When luncheon was over, Moritz took Mollie to the housekeeper's room and introduced her to Mrs. Wharton. Gwen accompanied them; and then they went back to the picture-gallery, and Mollie and Waveney feasted their eyes on the pictures and sculpture. It was pretty to see the girls when they recognised poor old "King Canute." Mollie actually kissed the canvas. "You dear old thing!" she said, apostrophising it. Wretched daub as it was, crude in colouring and defective in execution, Moritz proudly termed it the gem of the gallery.
"It helped me to win my Mollie," he said to Gwen, who was regarding it dubiously. "I painted many a worse picture when we were at the Tin Shanty, eh, Gwen?" And her assent to this was so emphatic that Moritz felt decidedly snubbed; but he rose to the occasion nobly.

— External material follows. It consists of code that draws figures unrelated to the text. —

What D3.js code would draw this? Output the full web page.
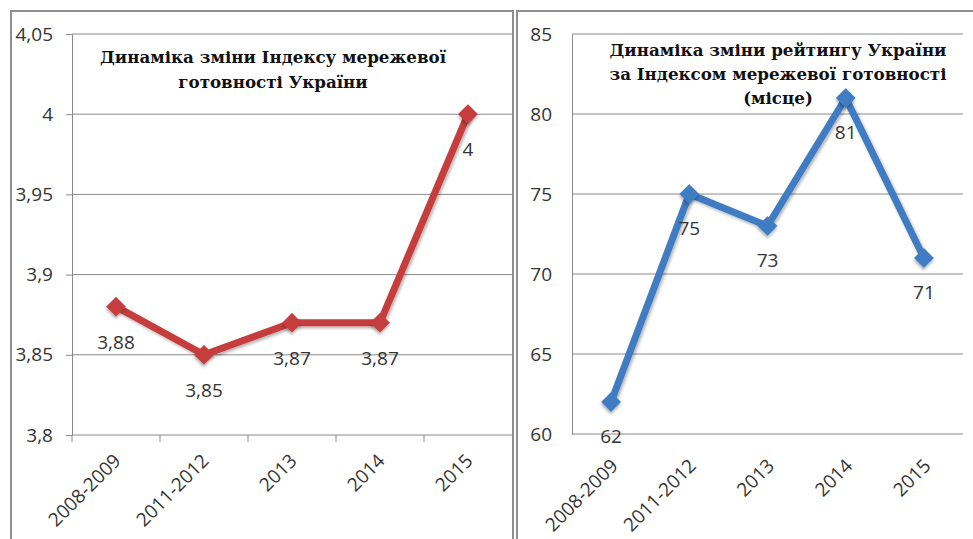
<!DOCTYPE html>
<html>
<head>
<meta charset="utf-8">
<script src="https://cdn.jsdelivr.net/npm/d3@7"></script>
<style>
  body { margin: 0; background: #fff; }
  svg { display: block; }
  .num { font-family: "Open Sans", sans-serif; font-size: 19px; fill: #333; }
  .ttl { font-family: "DejaVu Serif", serif; font-weight: 700; font-size: 16.7px; fill: #111; }
</style>
</head>
<body>
<script>
// Categories and series.
var categories = ["2008-2009", "2011-2012", "2013", "2014", "2015"];
var indexValues = [3.88, 3.85, 3.87, 3.87, 4];
var rankValues = [62, 75, 73, 81, 71];
var indexTicks = [3.8, 3.85, 3.9, 3.95, 4, 4.05];
var rankTicks = [60, 65, 70, 75, 80, 85];
var indexTitle = ["Динаміка зміни Індексу мережевої", "готовності України"];
var rankTitle = ["Динаміка зміни рейтингу України", "за Індексом мережевої готовності", "(місце)"];

var W = 973, H = 539;
var svg = d3.select("body").append("svg")
            .attr("width", W)
            .attr("height", H);

var defs = svg.append("defs");
var shadow = defs.append("filter").attr("id", "shadow")
                 .attr("x", "-50%").attr("y", "-50%")
                 .attr("width", "200%").attr("height", "200%");
shadow.append("feDropShadow")
      .attr("dx", 1.5).attr("dy", 2)
      .attr("stdDeviation", 1.5)
      .attr("flood-color", "#000")
      .attr("flood-opacity", 0.3);

var fmt = function(v) { return String(v).replace(".", ","); };

function drawPanel(opt) {
    // Panel frame
    svg.append("rect")
       .attr("x", opt.frame[0]).attr("y", opt.frame[1])
       .attr("width", opt.frame[2]).attr("height", opt.frame[3])
       .attr("fill", "none")
       .attr("stroke", "#8f8f8f")
       .attr("stroke-width", 2);

    var g = svg.append("g")
               .attr("transform", "translate(" + opt.left + "," + opt.top + ")");
    var w = opt.right - opt.left, h = opt.bottom - opt.top;

    var x = d3.scaleBand().domain(categories).range([0, w]);
    var y = d3.scaleLinear().domain(opt.domain).range([h, 0]);

    // Grid lines
    g.append("g").selectAll("line")
     .data(opt.ticks)
     .enter().append("line")
     .attr("x1", 0).attr("x2", w)
     .attr("y1", function(d) { return y(d); })
     .attr("y2", function(d) { return y(d); })
     .attr("stroke", "#8a8a8a")
     .attr("stroke-width", 1);

    // Y axis
    var yAxis = g.append("g")
                 .call(d3.axisLeft(y).tickValues(opt.ticks)
                         .tickSize(opt.yTick).tickPadding(opt.yPad)
                         .tickFormat(fmt));
    yAxis.attr("font-family", null).attr("font-size", null);
    yAxis.select(".domain").attr("stroke", "#8a8a8a");
    yAxis.selectAll(".tick line").attr("stroke", "#8a8a8a");
    yAxis.selectAll("text").attr("class", "num").attr("fill", null);

    // X axis
    var xAxis = g.append("g")
                 .attr("transform", "translate(0," + h + ")")
                 .call(d3.axisBottom(x).tickSize(0).tickPadding(0));
    xAxis.attr("font-family", null).attr("font-size", null);
    xAxis.select(".domain").remove();
    if (opt.xTicks) {
        g.append("g").selectAll("line")
         .data(categories.slice(1))
         .enter().append("line")
         .attr("x1", function(d) { return x(d); })
         .attr("x2", function(d) { return x(d); })
         .attr("y1", h).attr("y2", h + 7)
         .attr("stroke", "#8a8a8a");
        g.append("line").attr("x1", 0).attr("x2", 0)
         .attr("y1", h).attr("y2", h + 7).attr("stroke", "#8a8a8a");
    }
    xAxis.selectAll("text")
         .attr("class", "num").attr("fill", null)
         .attr("text-anchor", "end")
         .attr("dy", "0")
         .attr("y", 0)
         .attr("transform", "translate(" + opt.xLab[0] + "," + opt.xLab[1] + ") rotate(-45)");

    // Line
    var line = d3.line()
                 .x(function(d, i) { return x(categories[i]) + x.bandwidth() / 2; })
                 .y(function(d) { return y(d); });
    g.append("path")
     .datum(opt.values)
     .attr("d", line)
     .attr("fill", "none")
     .attr("stroke", opt.color)
     .attr("stroke-width", 7)
     .attr("stroke-linejoin", "round")
     .attr("filter", "url(#shadow)");

    // Markers
    g.selectAll(".marker")
     .data(opt.values)
     .enter().append("rect")
     .attr("class", "marker")
     .attr("width", 14).attr("height", 14)
     .attr("x", -7).attr("y", -7)
     .attr("fill", opt.color)
     .attr("filter", "url(#shadow)")
     .attr("transform", function(d, i) {
         return "translate(" + (x(categories[i]) + x.bandwidth() / 2) + "," + y(d) + ") rotate(45)";
     });

    // Data labels
    g.selectAll(".lab")
     .data(opt.values)
     .enter().append("text")
     .attr("class", "num")
     .attr("x", function(d, i) { return x(categories[i]) + x.bandwidth() / 2; })
     .attr("y", function(d) { return y(d) + opt.labOff; })
     .attr("text-anchor", "middle")
     .text(fmt);

    // Title
    svg.append("g").selectAll("text")
       .data(opt.title)
       .enter().append("text")
       .attr("class", "ttl")
       .attr("x", opt.titlePos[0])
       .attr("y", function(d, i) { return opt.titlePos[1] + i * opt.titleStep; })
       .attr("text-anchor", "middle")
       .text(function(d) { return d; });
}

drawPanel({
    frame: [11, 11, 502, 540],
    left: 72, right: 512, top: 34, bottom: 435,
    domain: [3.8, 4.05], ticks: indexTicks,
    yTick: 6, yPad: 13, xTicks: true, xLab: [6, 27],
    values: indexValues, color: "#c63e3c", labOff: 42,
    title: indexTitle, titlePos: [273, 63], titleStep: 25
});

drawPanel({
    frame: [517, 11, 460, 540],
    left: 572, right: 963, top: 34, bottom: 434,
    domain: [60, 85], ticks: rankTicks,
    yTick: 0, yPad: 20, xTicks: false, xLab: [8, 33],
    values: rankValues, color: "#3f7bc2", labOff: 41,
    title: rankTitle, titlePos: [778, 56], titleStep: 24
});
</script>
</body>
</html>
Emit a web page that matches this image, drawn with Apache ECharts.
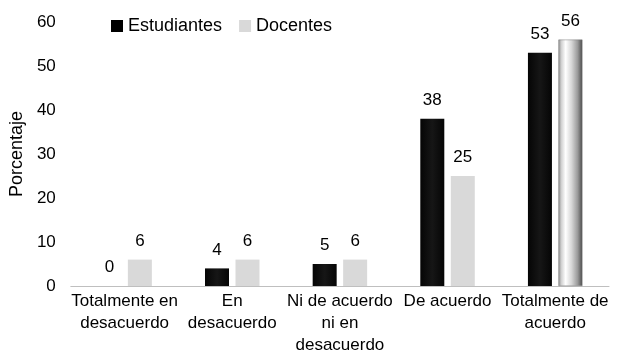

"Mr. Ward has not quite worked out his subject," he went on; "but his idea is good, and I shall always venerate it as the failure of a brave man. 'A gallery of failures.' Would that not be a happy thought, Althea? Suppose you and I start a hospital, refuge, or whatever you like to call it, for diseased works of art? We would buy them cheaply, at half-price, and the poor things should live out their time." And here Moritz looked round the company for approval.
"How about the survival of the fittest?" asked his sister, scornfully.
"Oh, that will be all right," he returned, easily. "Besides, we should have no very fit specimens, in a gallery of failures. They would be in all stages of disease. But just think, my dear, what an encouragement it would be to the artists! 'If my failure is remunerative,' the poor beggars would say to themselves, 'I must just try again, and do better next time.'"
"You are very absurd, Moritz." But Gwen looked decidedly amused. And Mollie, privately, thought it a clever idea.
When they had finished inspecting all the treasures in the gallery, Gwen summoned them to tea. The tea-table was in the prettiest of the alcoves, which was large enough to hold seven or eight people.
After this they went down to the gardens, and through a small fir-wood, to the Silent Pool. Here the carriage was to meet them.
Mollie and Waveney were enchanted with the Silent Pool. The still, green pool, surrounded by the dark firs, the beauty, the stillness, and the solemnity of the spot, inspired them with awe. To Althea it was a favourite and well-remembered place. She had visited it more than once, in the old viscount's time. For it had never been closed to the public. That still pool, with its dark, hidden depths, reminded her of her own life, with its calm surface, and troubled under-current. "There are so many lives like that," she thought, as she looked back at the solemn scene. And then she followed the others, down the winding path, to the little inn, which was known as the Brentwood Arms. Here Gwendoline bade them an affectionate farewell. And then they drove off to the station.
"It has been the most wonderful day that I have ever spent in my life!" exclaimed Molly, a little breathlessly.